How 2020 impacted overdoses in local counties
PARKERSBURG, W.Va. (WTAP) - 2020 proved to exacerbate drug issues across the US.
WTAP explored how Wood, Washington, and Pleasants County were impacted.
A disclaimer that Washington County data from six months back or earlier is incomplete. Additionally, the county’s fatal overdose data covers accidental overdoses from drugs and other biological substances and the county’s fentanyl statistics also cover fentanyl analogs.
Drugs have been an issue in our viewing area for years. While the pandemic raged on, so did our drug crisis.
Pleasants County Sheriff Charles Mankins said meth is his department’s biggest concern.
“We make arrests weekly for meth...so it is a serious problem here.”
While Pleasants and Wood County’s fatal overdoses dropped from 2019 to 2020, the story is different in Washington County.
The number doubled.
Washington County Chief Deputy Mark Warden said, “The men and women who go out and deal with this on a daily basis - I’ve watched them plead with them ‘dude, you got to get help.’”
While Wood County’s fatal overdoses dropped from 38 to 33 and Pleasants County’s from two to one, this doesn’t account for all overdoses. In fact, Wood County Sheriff Steve Stephens reports more 911 overdose calls in 2020 than 2019.
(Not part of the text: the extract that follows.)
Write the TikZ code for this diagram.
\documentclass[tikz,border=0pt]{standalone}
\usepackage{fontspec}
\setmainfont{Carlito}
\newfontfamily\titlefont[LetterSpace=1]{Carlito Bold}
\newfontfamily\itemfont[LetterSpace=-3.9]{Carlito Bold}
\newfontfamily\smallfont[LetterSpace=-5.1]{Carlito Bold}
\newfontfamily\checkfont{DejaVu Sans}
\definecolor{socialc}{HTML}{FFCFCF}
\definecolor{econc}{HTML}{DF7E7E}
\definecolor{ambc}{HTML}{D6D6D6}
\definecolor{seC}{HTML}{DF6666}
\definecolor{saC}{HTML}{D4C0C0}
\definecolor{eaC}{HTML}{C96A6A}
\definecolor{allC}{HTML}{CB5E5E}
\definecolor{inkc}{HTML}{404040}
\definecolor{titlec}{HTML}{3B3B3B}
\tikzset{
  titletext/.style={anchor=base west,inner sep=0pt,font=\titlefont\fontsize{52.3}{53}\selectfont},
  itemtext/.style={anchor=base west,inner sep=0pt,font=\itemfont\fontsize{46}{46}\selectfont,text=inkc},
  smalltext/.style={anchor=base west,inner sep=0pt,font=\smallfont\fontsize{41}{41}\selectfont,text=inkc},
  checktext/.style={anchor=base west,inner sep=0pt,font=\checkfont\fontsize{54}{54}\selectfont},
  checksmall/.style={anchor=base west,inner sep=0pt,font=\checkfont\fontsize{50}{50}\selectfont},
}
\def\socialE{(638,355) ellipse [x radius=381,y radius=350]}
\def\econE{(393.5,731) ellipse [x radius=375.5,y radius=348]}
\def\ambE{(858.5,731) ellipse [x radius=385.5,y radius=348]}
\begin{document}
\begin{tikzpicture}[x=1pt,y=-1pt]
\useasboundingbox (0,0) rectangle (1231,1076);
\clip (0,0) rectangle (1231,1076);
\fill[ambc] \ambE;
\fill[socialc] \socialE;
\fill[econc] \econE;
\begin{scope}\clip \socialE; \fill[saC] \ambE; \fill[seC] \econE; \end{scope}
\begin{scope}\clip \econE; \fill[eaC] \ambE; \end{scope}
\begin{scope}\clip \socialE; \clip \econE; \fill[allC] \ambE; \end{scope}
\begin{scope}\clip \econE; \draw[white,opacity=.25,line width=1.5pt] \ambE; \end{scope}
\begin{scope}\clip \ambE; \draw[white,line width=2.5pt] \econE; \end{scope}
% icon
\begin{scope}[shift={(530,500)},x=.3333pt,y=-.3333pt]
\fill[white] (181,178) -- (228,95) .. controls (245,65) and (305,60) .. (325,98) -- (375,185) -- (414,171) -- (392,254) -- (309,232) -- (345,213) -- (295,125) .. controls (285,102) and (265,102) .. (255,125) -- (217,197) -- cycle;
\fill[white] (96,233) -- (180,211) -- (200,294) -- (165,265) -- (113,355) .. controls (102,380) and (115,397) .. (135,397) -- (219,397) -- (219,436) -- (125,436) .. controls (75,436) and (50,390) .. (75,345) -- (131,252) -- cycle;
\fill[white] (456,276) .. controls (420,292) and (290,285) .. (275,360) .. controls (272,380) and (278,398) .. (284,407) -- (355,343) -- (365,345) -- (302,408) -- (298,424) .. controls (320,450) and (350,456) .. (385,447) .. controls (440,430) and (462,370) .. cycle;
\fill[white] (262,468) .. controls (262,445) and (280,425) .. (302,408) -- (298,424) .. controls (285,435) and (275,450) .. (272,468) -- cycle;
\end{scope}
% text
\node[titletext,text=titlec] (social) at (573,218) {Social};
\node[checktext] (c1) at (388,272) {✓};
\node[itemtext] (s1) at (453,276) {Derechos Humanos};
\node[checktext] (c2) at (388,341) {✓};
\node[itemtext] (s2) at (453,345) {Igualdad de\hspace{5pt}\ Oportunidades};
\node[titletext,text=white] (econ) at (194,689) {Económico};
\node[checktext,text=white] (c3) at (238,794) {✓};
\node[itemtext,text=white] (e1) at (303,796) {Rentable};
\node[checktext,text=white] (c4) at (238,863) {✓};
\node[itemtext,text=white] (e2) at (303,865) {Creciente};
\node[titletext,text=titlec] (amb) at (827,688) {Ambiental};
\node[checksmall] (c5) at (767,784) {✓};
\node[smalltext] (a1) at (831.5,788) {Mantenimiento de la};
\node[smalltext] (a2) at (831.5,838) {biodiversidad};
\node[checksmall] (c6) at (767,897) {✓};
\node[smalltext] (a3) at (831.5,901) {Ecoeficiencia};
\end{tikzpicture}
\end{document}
In 2020 their were 417 calls and in 2019 there were 363. It’s important to take into account that these numbers do not reflect those given Narcan by family nor those taken to the hospital in private vehicles. It also only accounts for overdoses, which is only part of the big picture with drugs.
May of last year was the worst.
Stephens remembered, “It was to the point where there was so many overdoses going on that other medical emergencies were being put on the back-burner. If someone was having a heart attack, all the ambulances might be tied up in overdose calls.”
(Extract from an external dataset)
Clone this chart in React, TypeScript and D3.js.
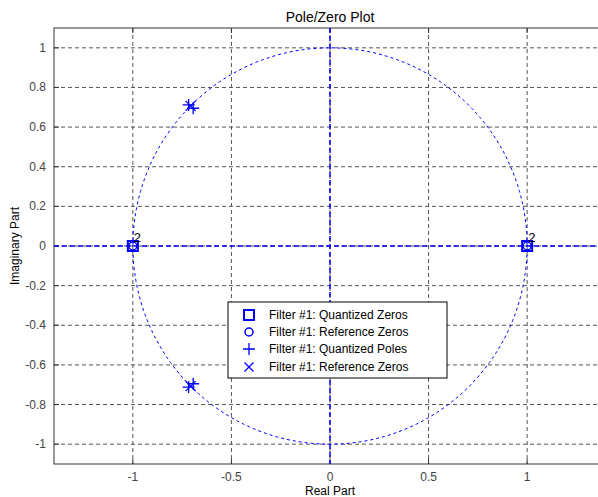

Pleasants County’s 911 overdose calls remained at two from 2019 to 2020.
Still, there’s one thing that ties the three counties’ overdose fatalities together.
“They’re always always tied with fentanyl,” Stephens said.
In Washington County, while fatal overdose numbers have bounced back and forth since 2013, the percentage tied to fentanyl has shown a clear trend.
It caused 35% of fatal overdoses in 2016 and 88% in 2020.
Warden said it could be worse.
“I truly believe if it wasn’t for Narcan, those numbers would be astronomically high.”
Fentanyl is a substance Stephens has seen more of within the last year especially. In 2020, it was involved in 79% of Wood County’s fatal overdoses.
“One of our deputies ended up making an arrest where there was two ounces of fentanyl recovered which - that used to be unheard of. But that’s - we’re seeing a lot more of it now,” he said.
Still, drug problems have a bigger impact than numbers can capture.
Warden said, “You sit there and you talk to the family members and my gosh it just breaks your heart.”